-- start --

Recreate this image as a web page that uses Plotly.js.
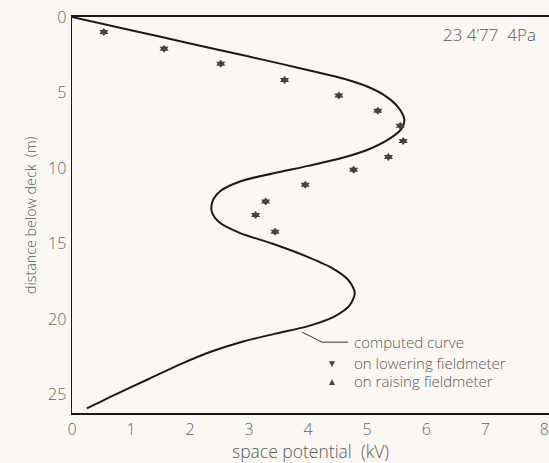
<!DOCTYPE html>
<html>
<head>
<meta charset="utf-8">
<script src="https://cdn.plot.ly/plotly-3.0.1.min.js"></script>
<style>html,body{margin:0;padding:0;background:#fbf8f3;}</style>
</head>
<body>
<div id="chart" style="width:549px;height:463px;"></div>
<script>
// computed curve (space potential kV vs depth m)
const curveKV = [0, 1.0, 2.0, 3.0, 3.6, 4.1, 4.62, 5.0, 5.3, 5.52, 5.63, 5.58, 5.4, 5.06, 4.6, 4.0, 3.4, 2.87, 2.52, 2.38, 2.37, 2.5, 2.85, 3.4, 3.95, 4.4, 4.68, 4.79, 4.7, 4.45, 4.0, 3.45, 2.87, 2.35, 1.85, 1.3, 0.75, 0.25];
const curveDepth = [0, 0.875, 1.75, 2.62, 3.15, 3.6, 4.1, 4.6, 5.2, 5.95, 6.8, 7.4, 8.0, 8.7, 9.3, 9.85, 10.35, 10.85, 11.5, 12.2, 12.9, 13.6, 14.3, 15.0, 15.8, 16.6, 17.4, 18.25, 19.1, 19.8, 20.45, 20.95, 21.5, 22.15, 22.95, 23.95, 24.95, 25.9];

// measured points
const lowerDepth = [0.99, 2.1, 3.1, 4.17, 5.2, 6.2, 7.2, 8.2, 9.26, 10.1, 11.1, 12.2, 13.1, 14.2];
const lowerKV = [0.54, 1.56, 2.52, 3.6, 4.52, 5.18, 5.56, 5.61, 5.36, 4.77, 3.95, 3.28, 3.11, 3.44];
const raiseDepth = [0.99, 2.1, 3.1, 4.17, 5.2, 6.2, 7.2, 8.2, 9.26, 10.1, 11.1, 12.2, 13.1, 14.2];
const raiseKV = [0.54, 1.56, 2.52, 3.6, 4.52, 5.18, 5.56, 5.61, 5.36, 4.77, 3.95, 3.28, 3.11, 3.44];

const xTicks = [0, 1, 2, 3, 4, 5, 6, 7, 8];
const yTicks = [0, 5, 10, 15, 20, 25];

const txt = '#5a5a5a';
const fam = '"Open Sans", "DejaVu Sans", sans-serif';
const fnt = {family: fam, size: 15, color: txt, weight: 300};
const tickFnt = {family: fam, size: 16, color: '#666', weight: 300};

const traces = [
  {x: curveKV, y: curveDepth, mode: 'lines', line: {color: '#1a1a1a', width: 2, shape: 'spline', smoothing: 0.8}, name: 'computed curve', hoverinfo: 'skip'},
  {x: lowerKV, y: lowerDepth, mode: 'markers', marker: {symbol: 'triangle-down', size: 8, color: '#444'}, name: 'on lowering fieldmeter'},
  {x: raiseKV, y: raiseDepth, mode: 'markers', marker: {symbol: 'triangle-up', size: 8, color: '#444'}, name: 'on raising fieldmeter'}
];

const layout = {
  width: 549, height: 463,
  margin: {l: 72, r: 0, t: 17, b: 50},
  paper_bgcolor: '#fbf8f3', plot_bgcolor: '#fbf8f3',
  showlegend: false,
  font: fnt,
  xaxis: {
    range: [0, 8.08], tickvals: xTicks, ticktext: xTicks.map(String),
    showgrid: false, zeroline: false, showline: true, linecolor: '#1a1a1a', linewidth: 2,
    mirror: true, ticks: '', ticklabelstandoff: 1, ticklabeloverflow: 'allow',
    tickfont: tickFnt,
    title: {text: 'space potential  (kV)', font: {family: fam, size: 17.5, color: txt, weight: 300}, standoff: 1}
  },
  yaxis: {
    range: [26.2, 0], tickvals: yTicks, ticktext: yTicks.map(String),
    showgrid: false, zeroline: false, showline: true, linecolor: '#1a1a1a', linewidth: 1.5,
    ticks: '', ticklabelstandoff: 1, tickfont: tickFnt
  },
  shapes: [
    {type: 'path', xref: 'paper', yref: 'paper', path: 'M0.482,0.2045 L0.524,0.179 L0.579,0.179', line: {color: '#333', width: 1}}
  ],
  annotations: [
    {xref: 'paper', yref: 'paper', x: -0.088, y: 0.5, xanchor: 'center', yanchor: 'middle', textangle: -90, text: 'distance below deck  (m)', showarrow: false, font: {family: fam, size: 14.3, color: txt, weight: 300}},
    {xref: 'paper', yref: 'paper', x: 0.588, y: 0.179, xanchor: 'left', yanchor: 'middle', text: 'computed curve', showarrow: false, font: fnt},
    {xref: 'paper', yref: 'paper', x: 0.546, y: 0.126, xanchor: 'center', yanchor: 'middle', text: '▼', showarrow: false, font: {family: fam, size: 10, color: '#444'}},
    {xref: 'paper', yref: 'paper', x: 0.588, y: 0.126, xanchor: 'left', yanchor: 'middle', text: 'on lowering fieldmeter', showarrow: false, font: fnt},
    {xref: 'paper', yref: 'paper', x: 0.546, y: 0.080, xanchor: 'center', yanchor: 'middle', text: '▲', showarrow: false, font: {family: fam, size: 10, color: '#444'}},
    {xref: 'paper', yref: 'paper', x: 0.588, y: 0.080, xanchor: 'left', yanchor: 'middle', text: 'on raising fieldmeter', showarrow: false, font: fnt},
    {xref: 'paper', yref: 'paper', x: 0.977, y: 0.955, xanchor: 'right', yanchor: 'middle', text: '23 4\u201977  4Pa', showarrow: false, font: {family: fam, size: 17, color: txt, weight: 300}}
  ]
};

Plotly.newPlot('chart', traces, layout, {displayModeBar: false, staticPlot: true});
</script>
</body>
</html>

-- end --
-- start --

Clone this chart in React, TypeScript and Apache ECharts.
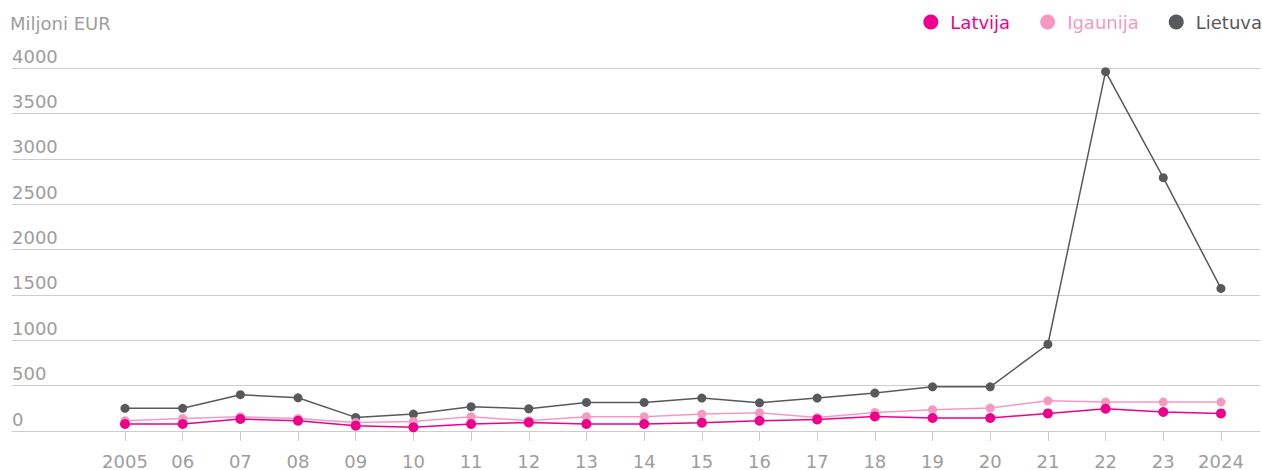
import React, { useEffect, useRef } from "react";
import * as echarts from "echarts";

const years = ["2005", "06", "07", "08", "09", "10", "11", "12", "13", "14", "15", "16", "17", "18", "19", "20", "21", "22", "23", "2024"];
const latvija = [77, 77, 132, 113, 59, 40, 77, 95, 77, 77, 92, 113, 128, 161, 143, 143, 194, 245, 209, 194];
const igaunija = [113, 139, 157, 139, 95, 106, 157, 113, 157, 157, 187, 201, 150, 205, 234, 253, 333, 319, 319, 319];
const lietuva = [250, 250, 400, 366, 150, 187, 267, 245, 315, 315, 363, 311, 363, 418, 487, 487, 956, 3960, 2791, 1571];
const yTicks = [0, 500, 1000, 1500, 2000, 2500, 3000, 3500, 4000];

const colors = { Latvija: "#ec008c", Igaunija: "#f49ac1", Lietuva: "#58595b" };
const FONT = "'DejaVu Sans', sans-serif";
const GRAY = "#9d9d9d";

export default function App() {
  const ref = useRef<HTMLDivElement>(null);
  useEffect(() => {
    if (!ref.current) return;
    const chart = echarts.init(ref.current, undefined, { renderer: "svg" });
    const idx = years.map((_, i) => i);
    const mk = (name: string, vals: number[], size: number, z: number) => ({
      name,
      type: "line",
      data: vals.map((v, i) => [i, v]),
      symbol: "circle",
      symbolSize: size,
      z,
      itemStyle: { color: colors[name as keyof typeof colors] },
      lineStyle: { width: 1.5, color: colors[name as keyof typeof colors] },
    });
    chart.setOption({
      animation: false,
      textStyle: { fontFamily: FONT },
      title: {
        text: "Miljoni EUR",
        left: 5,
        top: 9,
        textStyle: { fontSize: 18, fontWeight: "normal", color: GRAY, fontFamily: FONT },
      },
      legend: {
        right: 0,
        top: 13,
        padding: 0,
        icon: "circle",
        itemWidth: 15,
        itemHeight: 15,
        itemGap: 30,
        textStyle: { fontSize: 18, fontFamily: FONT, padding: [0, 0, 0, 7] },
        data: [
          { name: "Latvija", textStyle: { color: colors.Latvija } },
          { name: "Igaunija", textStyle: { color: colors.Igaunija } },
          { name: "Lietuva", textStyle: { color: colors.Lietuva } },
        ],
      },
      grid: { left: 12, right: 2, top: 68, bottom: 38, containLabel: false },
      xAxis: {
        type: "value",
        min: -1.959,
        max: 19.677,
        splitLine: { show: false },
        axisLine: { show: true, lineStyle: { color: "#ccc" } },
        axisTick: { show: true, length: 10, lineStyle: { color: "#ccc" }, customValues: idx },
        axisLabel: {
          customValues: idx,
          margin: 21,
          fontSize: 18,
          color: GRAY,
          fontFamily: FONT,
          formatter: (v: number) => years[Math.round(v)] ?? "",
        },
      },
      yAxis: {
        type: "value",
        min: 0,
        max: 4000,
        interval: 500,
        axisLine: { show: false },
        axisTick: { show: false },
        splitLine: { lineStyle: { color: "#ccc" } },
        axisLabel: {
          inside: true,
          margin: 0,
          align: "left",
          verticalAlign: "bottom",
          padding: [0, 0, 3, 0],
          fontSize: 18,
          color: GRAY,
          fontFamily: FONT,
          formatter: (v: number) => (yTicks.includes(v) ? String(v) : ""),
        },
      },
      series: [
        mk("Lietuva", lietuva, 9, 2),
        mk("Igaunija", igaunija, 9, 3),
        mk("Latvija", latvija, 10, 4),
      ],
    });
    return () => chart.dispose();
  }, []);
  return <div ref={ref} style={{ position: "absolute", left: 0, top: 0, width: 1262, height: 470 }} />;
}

-- end --

__GOAL__
The first line to copy holds "Clone this chart", and the last holds "3000, 3500, 4000];". Copy them and the lines between exactly, leaving out pictures.

__RESULT FOR THIS TASK__
Clone this chart in React, TypeScript and Apache ECharts.
import React, { useEffect, useRef } from "react";
import * as echarts from "echarts";

const years = ["2005", "06", "07", "08", "09", "10", "11", "12", "13", "14", "15", "16", "17", "18", "19", "20", "21", "22", "23", "2024"];
const latvija = [77, 77, 132, 113, 59, 40, 77, 95, 77, 77, 92, 113, 128, 161, 143, 143, 194, 245, 209, 194];
const igaunija = [113, 139, 157, 139, 95, 106, 157, 113, 157, 157, 187, 201, 150, 205, 234, 253, 333, 319, 319, 319];
const lietuva = [250, 250, 400, 366, 150, 187, 267, 245, 315, 315, 363, 311, 363, 418, 487, 487, 956, 3960, 2791, 1571];
const yTicks = [0, 500, 1000, 1500, 2000, 2500, 3000, 3500, 4000];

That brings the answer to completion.